| What you need to do |
Each line below should be retyped exactly, with no pictures.

- - -

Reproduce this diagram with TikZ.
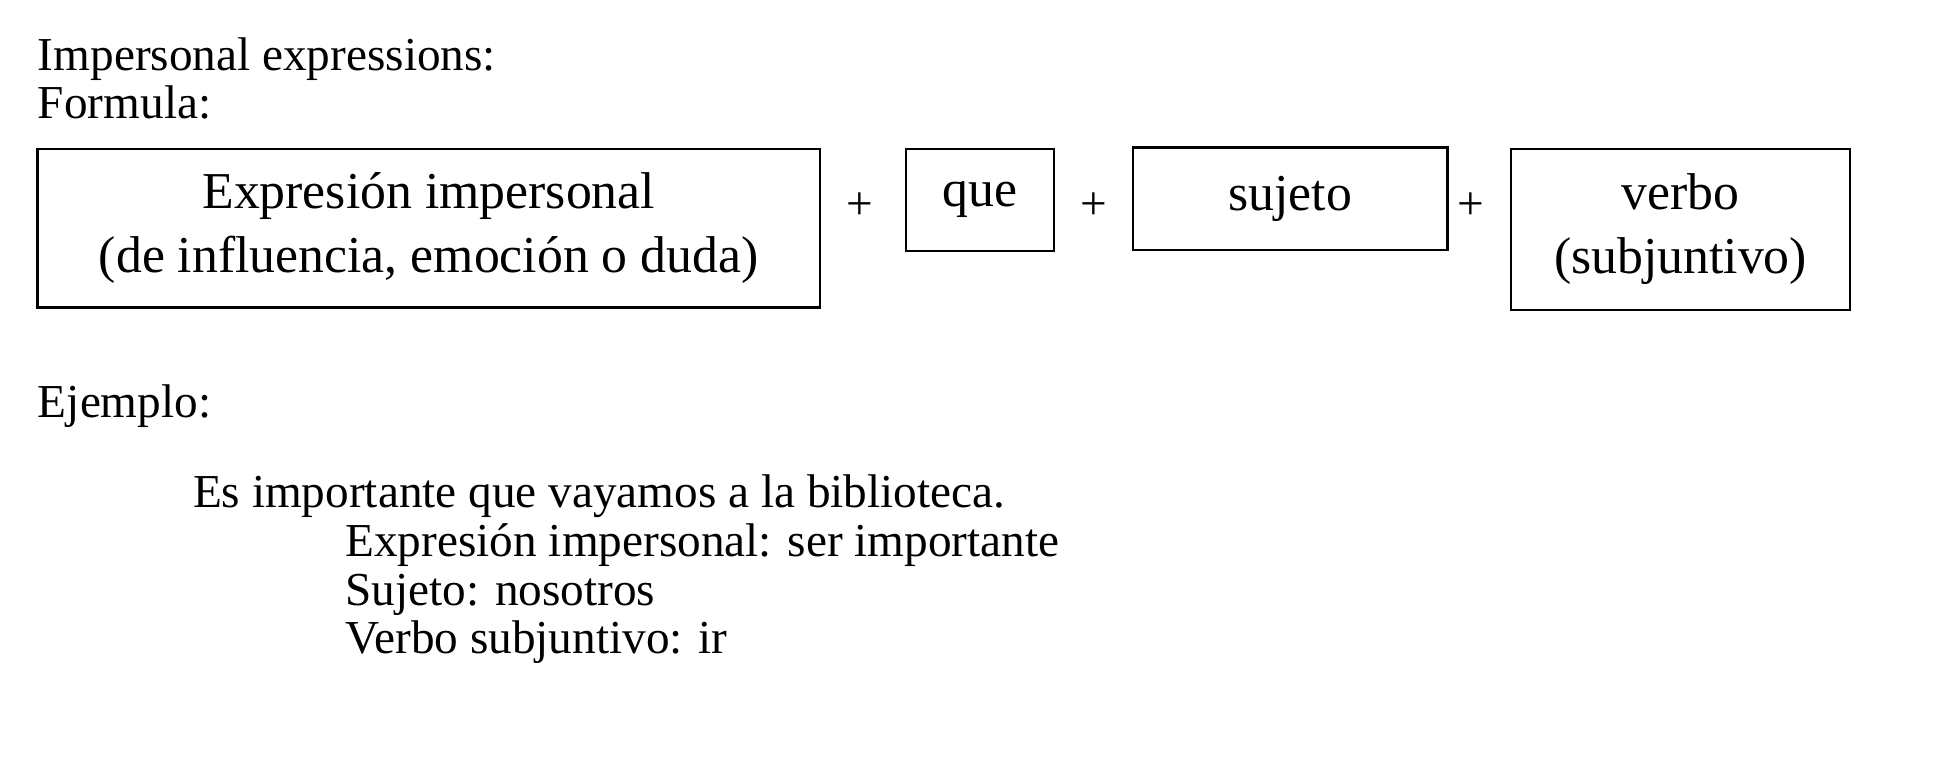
\documentclass[tikz,border=0pt]{standalone}
\usepackage{fontspec}
\setmainfont{Liberation Serif}
\usepackage{tikz}
\newcommand{\bodysize}{\fontsize{18.9}{19.5}\selectfont}
\newcommand{\boxsize}{\fontsize{20.7}{25.5}\selectfont}
\tikzset{
  formbox/.style={draw, line width=0.9pt, font=\boxsize, align=center, inner sep=0pt},
  textline/.style={anchor=base west, font=\bodysize, inner sep=0pt}
}
\begin{document}
\begin{tikzpicture}[x=0.5pt,y=-0.5pt]
    \useasboundingbox (0,0) rectangle (1558.4,612.8);
    \node[textline] (title) at (30,56) {Impersonal expressions:};
    \node[textline] (formula) at (30,95) {Formula:};
    \node[formbox, minimum width=313.1pt, minimum height=63.5pt] (expr) at (343,182.5)
      {Expresión impersonal\\(de influencia, emoción o duda)};
    \node[formbox, minimum width=59.2pt, minimum height=41pt] (que) at (783.8,160) {que};
    \node[formbox, minimum width=125.7pt, minimum height=41pt] (sujeto) at (1032.3,159) {sujeto};
    \node[formbox, minimum width=135.7pt, minimum height=64.5pt] (verbo) at (1344.4,183.5)
      {verbo\\(subjuntivo)};
    \foreach \x/\n in {688/plusa,875/plusb,1177/plusc}{
      \node[font=\bodysize, inner sep=0pt] (\n) at (\x,165) {+};
    };
    \node[textline] (ejemplo) at (30,334) {Ejemplo:};
    \node[textline] (frase) at (154,406) {Es importante que vayamos a la biblioteca.};
    \node[textline] (expres) at (276,445) {Expresión impersonal: ser importante};
    \node[textline] (suj) at (276,484) {Sujeto: nosotros};
    \node[textline] (verb) at (276,523) {Verbo subjuntivo: ir};
  \end{tikzpicture}
\end{document}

- - -

| Written response |
Reproduce this diagram with TikZ.
\documentclass[tikz,border=0pt]{standalone}
\usepackage{fontspec}
\setmainfont{Liberation Serif}
\usepackage{tikz}
\newcommand{\bodysize}{\fontsize{18.9}{19.5}\selectfont}
\newcommand{\boxsize}{\fontsize{20.7}{25.5}\selectfont}
\tikzset{
  formbox/.style={draw, line width=0.9pt, font=\boxsize, align=center, inner sep=0pt},
  textline/.style={anchor=base west, font=\bodysize, inner sep=0pt}
}
\begin{document}
\begin{tikzpicture}[x=0.5pt,y=-0.5pt]
    \useasboundingbox (0,0) rectangle (1558.4,612.8);
    \node[textline] (title) at (30,56) {Impersonal expressions:};
    \node[textline] (formula) at (30,95) {Formula:};
    \node[formbox, minimum width=313.1pt, minimum height=63.5pt] (expr) at (343,182.5)
      {Expresión impersonal\\(de influencia, emoción o duda)};
    \node[formbox, minimum width=59.2pt, minimum height=41pt] (que) at (783.8,160) {que};
    \node[formbox, minimum width=125.7pt, minimum height=41pt] (sujeto) at (1032.3,159) {sujeto};
    \node[formbox, minimum width=135.7pt, minimum height=64.5pt] (verbo) at (1344.4,183.5)
      {verbo\\(subjuntivo)};
    \foreach \x/\n in {688/plusa,875/plusb,1177/plusc}{
      \node[font=\bodysize, inner sep=0pt] (\n) at (\x,165) {+};
    };
    \node[textline] (ejemplo) at (30,334) {Ejemplo:};
    \node[textline] (frase) at (154,406) {Es importante que vayamos a la biblioteca.};
    \node[textline] (expres) at (276,445) {Expresión impersonal: ser importante};
    \node[textline] (suj) at (276,484) {Sujeto: nosotros};
    \node[textline] (verb) at (276,523) {Verbo subjuntivo: ir};
  \end{tikzpicture}
\end{document}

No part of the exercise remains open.